By Sr. Doreen, SSJD
The October theme of the Anglican Church Calendar is from psalm 65:11 “You crown the year with your bounty; your wagon tracks overflow with richness.”
Psalm 65 is a wonderful psalm in praise for a cornucopia of goodness! It begins with praising God here and everywhere and ends as all creation standing and singing aloud with joy the wonders of God’s name. It acts like a mirror that reflects or a window through which we see the beauty of God shining. In the midst of this praise, the psalm voices the reality of life experience also, an experience that is filled with both abundance and hardship acknowledging that both are part of the fabric of our life.

It is gratefulness of heart, learning to live from the experience of a grateful heart that opens us to all the many blessings that are absolutely essential to our lives. Frederick Buechner, a Presbyterian minister and theologian following a meditation of psalm 65 wrote: “Using the same old materials of earth, air, fire, and water, every twenty-four hours God creates something new out of them. If you think you’re seeing the same show all over again seven times a week, you’re crazy. Every morning you wake up to something that in all eternity never was before and never will be again. And the you that wakes up was never the same before and will never be the same again either.” There are so many experiences in life that I want to cry out “do it again” please do it again … and each time brings new depths of understanding, new opportunities for growth. According to Buechner, what was most important was our true calling or purpose, often wrapped up in the newness of an old disguise! He believes our true self is found at the intersection of “your deep gladness and the world’s deep hunger.
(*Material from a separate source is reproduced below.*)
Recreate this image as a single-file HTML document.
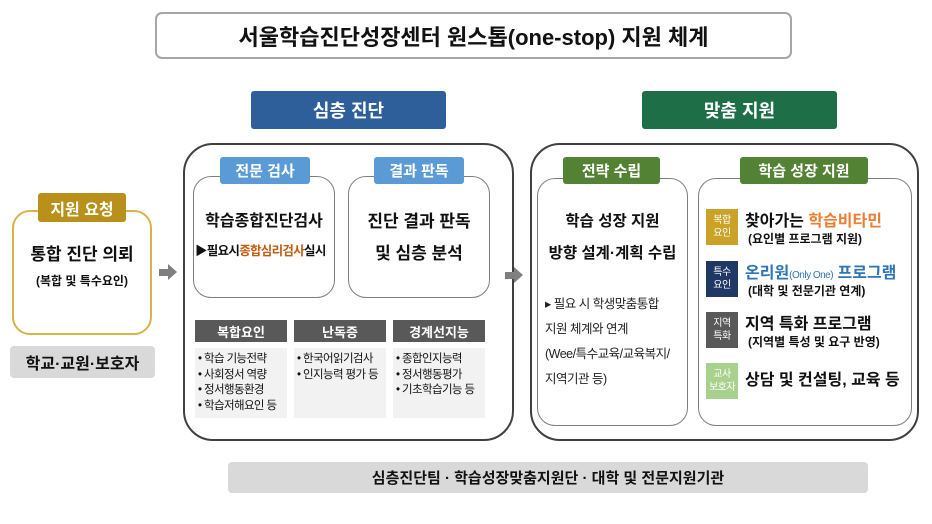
<!DOCTYPE html>
<html><head><meta charset="utf-8"><style>
*{margin:0;padding:0;box-sizing:border-box}
body{width:932px;height:524px;background:#fff;position:relative;overflow:hidden;font-family:"Liberation Sans","Noto Sans CJK KR",sans-serif;color:#111}
.a{position:absolute}
.c{display:flex;align-items:center;justify-content:center;text-align:center}
.tag{color:#fff;font-weight:bold;font-size:15px;border-radius:3px}
.hd{background:#595959;color:#fff;font-size:13px;font-weight:bold}
.ls{background:#f2f2f2;font-size:11.5px;line-height:15.5px;padding:4px 3px;letter-spacing:-0.6px}
.bd{color:#fff;font-size:10px;line-height:13px;letter-spacing:-0.5px}
.arr{width:0;height:0;border-top:8px solid transparent;border-bottom:8px solid transparent;border-left:9px solid #7f7f7f}
</style></head><body>
<div class="a c" style="left:155px;top:12px;width:637px;height:47px;border:2px solid #a6a6a6;border-radius:7px;font-size:22px;font-weight:bold">서울학습진단성장센터 원스톱(one-stop) 지원 체계</div>
<div class="a c tag" style="left:251px;top:91px;width:195px;height:38px;background:#2e5f9a;font-size:18px">심층 진단</div>
<div class="a c tag" style="left:642px;top:91px;width:195px;height:38px;background:#1e6e48;font-size:18px">맞춤 지원</div>

<!-- left -->
<div class="a" style="left:12px;top:210px;width:140px;height:125px;border:2px solid #d8b24a;border-radius:18px"></div>
<div class="a c tag" style="left:38px;top:193px;width:88px;height:29px;background:#b8901a;font-size:16px">지원 요청</div>
<div class="a c" style="left:12px;top:240px;width:140px;font-size:17px;font-weight:bold">통합 진단 의뢰</div>
<div class="a c" style="left:12px;top:272px;width:140px;font-size:12px;font-weight:bold">(복합 및 특수요인)</div>
<div class="a c" style="left:10px;top:346px;width:145px;height:32px;background:#d9d9d9;border-radius:4px;font-size:16px;font-weight:bold">학교·교원·보호자</div>
<div class="a" style="left:159px;top:269px;width:10px;height:7px;background:#7f7f7f"></div>
<div class="a arr" style="left:168px;top:264px"></div>

<!-- box 1 -->
<div class="a" style="left:183px;top:143px;width:331px;height:298px;border:2px solid #404040;border-radius:30px"></div>
<div class="a" style="left:193px;top:176px;width:142px;height:122px;border:1.5px solid #7f7f7f;border-radius:18px"></div>
<div class="a" style="left:348px;top:176px;width:142px;height:122px;border:1.5px solid #7f7f7f;border-radius:18px"></div>
<div class="a c tag" style="left:220px;top:157px;width:90px;height:27px;background:#5b9bd5">전문 검사</div>
<div class="a c tag" style="left:374px;top:157px;width:90px;height:27px;background:#5b9bd5">결과 판독</div>
<div class="a c" style="left:193px;top:207px;width:142px;font-size:16px;font-weight:bold">학습종합진단검사</div>
<div class="a" style="left:195px;top:240px;width:142px;font-size:12.5px;font-weight:bold;letter-spacing:-0.7px;white-space:nowrap">▶필요시<span style="color:#c55a11">종합심리검사</span>실시</div>
<div class="a c" style="left:348px;top:206px;width:142px;font-size:17px;font-weight:bold;line-height:32px">진단 결과 판독<br>및 심층 분석</div>
<div class="a c hd" style="left:195px;top:320px;width:92px;height:22px">복합요인</div>
<div class="a c hd" style="left:294px;top:320px;width:92px;height:22px">난독증</div>
<div class="a c hd" style="left:393px;top:320px;width:92px;height:22px">경계선지능</div>
<div class="a ls" style="left:195px;top:348px;width:92px;height:70px">• 학습 기능전략<br>• 사회정서 역량<br>• 정서행동환경<br>• 학습저해요인 등</div>
<div class="a ls" style="left:294px;top:348px;width:92px;height:70px">• 한국어읽기검사<br>• 인지능력 평가 등</div>
<div class="a ls" style="left:393px;top:348px;width:92px;height:70px">• 종합인지능력<br>• 정서행동평가<br>• 기초학습기능 등</div>
<div class="a" style="left:505px;top:272px;width:10px;height:7px;background:#7f7f7f"></div>
<div class="a arr" style="left:514px;top:267px"></div>

<!-- box 2 -->
<div class="a" style="left:530px;top:143px;width:389px;height:298px;border:2px solid #404040;border-radius:30px"></div>
<div class="a" style="left:537px;top:178px;width:151px;height:248px;border:1.5px solid #7f7f7f;border-radius:18px"></div>
<div class="a" style="left:698px;top:178px;width:214px;height:248px;border:1.5px solid #7f7f7f;border-radius:18px"></div>
<div class="a c tag" style="left:563px;top:157px;width:97px;height:27px;background:#548235">전략 수립</div>
<div class="a c tag" style="left:740px;top:157px;width:128px;height:27px;background:#548235">학습 성장 지원</div>
<div class="a c" style="left:537px;top:206px;width:151px;font-size:15.5px;font-weight:bold;line-height:32px">학습 성장 지원<br>방향 설계·계획 수립</div>
<div class="a" style="left:545px;top:292px;width:145px;font-size:12.5px;line-height:25px;letter-spacing:-0.5px;color:#222">▸ 필요 시 학생맞춤통합<br>지원 체계와 연계<br>(Wee/특수교육/교육복지/<br>지역기관 등)</div>

<div class="a c bd" style="left:706px;top:209px;width:32px;height:36px;background:#c9a227">복합<br>요인</div>
<div class="a" style="left:745px;top:207px;font-size:16px;font-weight:bold;white-space:nowrap">찾아가는 <span style="color:#ed7d31">학습비타민</span></div>
<div class="a" style="left:748px;top:230px;font-size:12px;font-weight:bold;white-space:nowrap">(요인별 프로그램 지원)</div>
<div class="a c bd" style="left:706px;top:261px;width:32px;height:36px;background:#1f3864">특수<br>요인</div>
<div class="a" style="left:745px;top:259px;font-size:16px;font-weight:bold;white-space:nowrap;color:#2e75b6">온리원<span style="font-size:10px;font-weight:normal;letter-spacing:-0.5px">(Only One)</span> 프로그램</div>
<div class="a" style="left:748px;top:282px;font-size:12px;font-weight:bold;white-space:nowrap">(대학 및 전문기관 연계)</div>
<div class="a c bd" style="left:706px;top:312px;width:32px;height:36px;background:#595959">지역<br>특화</div>
<div class="a" style="left:745px;top:310px;font-size:16px;font-weight:bold;white-space:nowrap">지역 특화 프로그램</div>
<div class="a" style="left:748px;top:333px;font-size:12px;font-weight:bold;white-space:nowrap">(지역별 특성 및 요구 반영)</div>
<div class="a c bd" style="left:706px;top:363px;width:32px;height:36px;background:#a9d18e">교사<br>보호자</div>
<div class="a" style="left:745px;top:366px;font-size:16px;font-weight:bold;white-space:nowrap">상담 및 컨설팅, 교육 등</div>

<div class="a c" style="left:228px;top:462px;width:640px;height:31px;background:#d9d9d9;border-radius:4px;font-size:15px;font-weight:bold">심층진단팀 · 학습성장맞춤지원단 · 대학 및 전문지원기관</div>
</body></html>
The calendar quote for this month is a wonderful image – God crowning the year with abundance and gifts and paths that God creates overflowing with riches. Throughout the psalm, over and over again, I could imagine hearing a song that dawn and dusk, as they took turns, sang, calling ‘Come, and see this awesomeness, and praise the Maker’. It would be naïve or foolish to assume that the wagon tracks created were all smooth and without any hard work in navigating them! These wagon tracks overflow with richness, twists and turns, mountainous hills and steep valleys – filled with opportunities and experiences that cause change, growth, new life. It is a richness that cries out that we do not miss, are not blind to the very common and ordinary, difficult and challenging experiences along the pathways of our life. Therein lie new life and new growth, joy and singing and dancing. In the Message translation of psalm 65 there is a very moving couple of verses to this psalm that set us in the reality of life speaking of arriving “at Your doorstep sooner or later, loaded with guilt, too much for us but you get rid of them once and for all”. This psalm says it all when it says that the bounty and richness of God, the welcome and forgiving unconditional love of God is a source of wonder and awe, along the pathways.
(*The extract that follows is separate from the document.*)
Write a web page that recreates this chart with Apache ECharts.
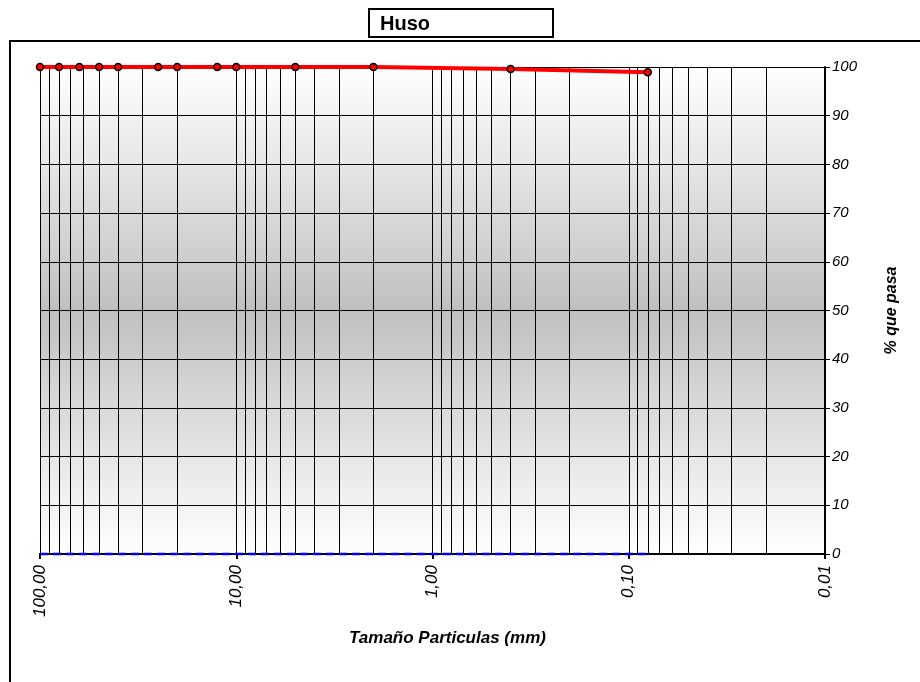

I am reminded of several lines in one of the general thanksgiving prayers in the Book of Alternative Services of the Anglican Church of Canada (page 129)… “Accept, O Lord, our thanks and praise for all that you have done for us. We thank you for the splendour of the whole creation for the beauty of this world, for the wonder of life, and for the mystery of love. …for setting us tasks which demand our best efforts, and for leading us to accomplishments which satisfy and delight us …for those disappointments and failures that lead us to acknowledge our dependence on you alone …”
Walter Brueggemann’s perspective on Psalm 65 is one that I have always found helpful. He points out that this psalm shows a movement from lament to praise, reflecting a journey of metanoia, a change of heart or of direction. He views the psalm as demonstrating God’s power of love that holds together both truth telling wisdom and abundant readiness, ultimately leading to a joyful celebration of God’s creative and redemptive acts. Brueggemann’s meditation on Psalm 65 highlights the vibrant play between uncertainty and redirection, a key theme in his understanding of the Psalms, all of which are powerfully rooted in the concrete experiences and social contexts in which we find ourselves.
Ours is a difficult task to live in this world in the midst of chaos and brokenness, anger and war with a balance that also acknowledges the beauty and goodness at the heart all of life, and to know and truth tell that God holds everything in God’s hands and heart, joining our rejoicing and our lamenting – in one unending song of joy.
A meditation hymn from Common Praise, Anglican Church of Canada #428
God who gives to life its goodness. God creator of all joy, giver of all human freedom,
God who blesses tool and toy: teach us now to laugh and praise you, deep withing your praises sing,
Till the whole creation dances for the goodness of its King.
God who fills the earth with beauty, God who binds each friend to friend, giver of all human talent,
God who wills that chaos end: grant us now creative spirits, minds responsive to your mind,
Hearts and wills your rule extending, all our acts by love refined.